Single by Black Sheep

from the album A Wolf in Sheep's Clothing
- Released: October 29, 1991^{[citation needed]}
- Genre: Golden age hip-hop; alternative hip-hop; jazz rap;
- Length: 4:03
- Label: Mercury; PolyGram;
- Songwriters: James E. Alexander; Ben Cauley; Allen Jones; William McLean; John R Smith; Andres Titus;
- Producer: Black Sheep

Music video
- "The Choice Is Yours" on YouTube

= The Choice Is Yours (Revisited) =

"The Choice Is Yours (Revisited)" is a song by the Native Tongues affiliate Black Sheep, from their debut album A Wolf in Sheep's Clothing.

==Samples==
The track samples "Big Sur Suite" by Johnny Hammond Smith from his album Higher Ground.

==Track listing==
A-side
1. "The Choice Is Yours (Revisited)" - 4:03 [not available on vinyl LP release]
2. "The Choice Is Yours" (Radio Mix) - 3:23

B-side
1. "Have U.N.E. Pull" (Remix) - 3:38
2. "Yes (Everything's OK)" - 3:20 [not available on vinyl LP release]

==Charts==

| Chart (1991–1992) | Peak position |
|---|---|
| U.S. Billboard Hot 100 | 57 |
| U.S. Hot R&B Singles | 21 |
| U.S. Hot Rap Singles^{[citation needed]} | 1 |
| U.S. Hot Dance Music | 6 |

==In popular culture==
- The song was featured prominently at the first Olympic breakdancing event at the 2024 Summer Olympics.
- The song was featured in a commercial for the 2010 Kia Soul.

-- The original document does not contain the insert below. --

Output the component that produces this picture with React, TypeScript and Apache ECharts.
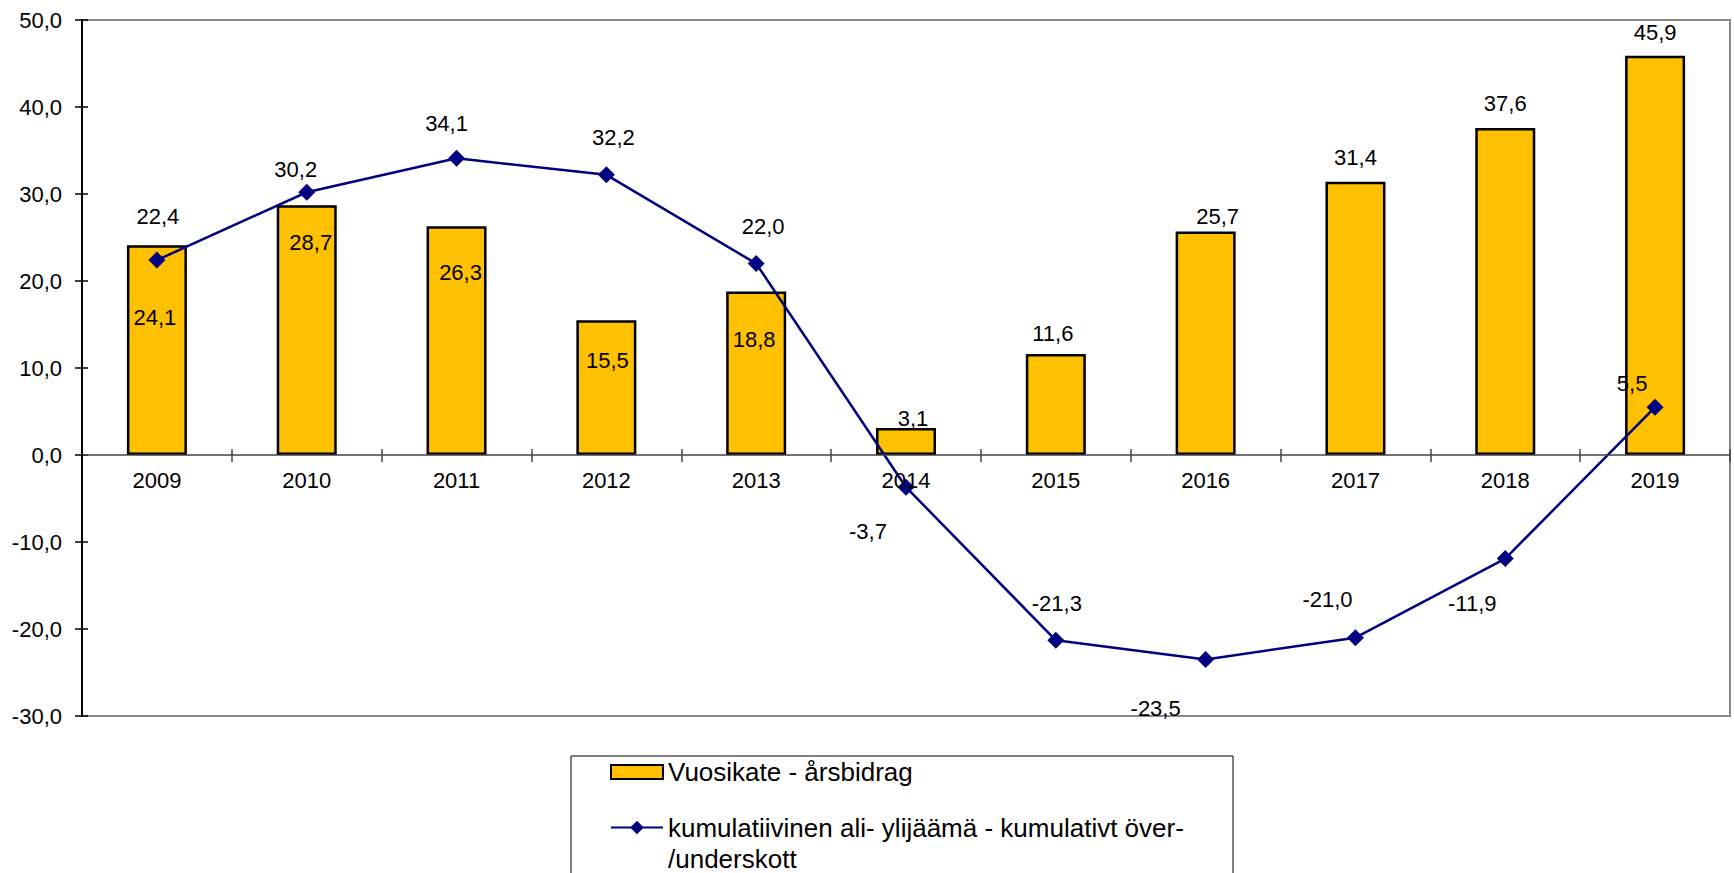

The song was also featured in a JCPenney commercial from 2005.
- A new rerecording of the song was created for a Venmo ad campaign in 2025, with the original lyrics changed from "You can get with this, or you can get with that" to "You can Venmo this, or you can Venmo that." Original lyricist Andres "Dres" Titus returned for the track and the music was reproduced by Samuel “Tone” Barnes of the Trackmasters.
- The song appears in the movies Spider-Man: Into the Spider-Verse, Transformers: Rise of the Beasts, The Beanie Bubble, Dope, You Got Served, Step Up, Lakeview Terrace, and Fanboys.
- The song has appeared in television episodes of Power Book III: Raising Kanan, Fresh Off the Boat, Surviving Jack and You.
- The song appears in the video games Aggressive Inline, NBA Street Vol. 2, and True Crime: New York City. The original mix is featured in Major League Baseball 2K10.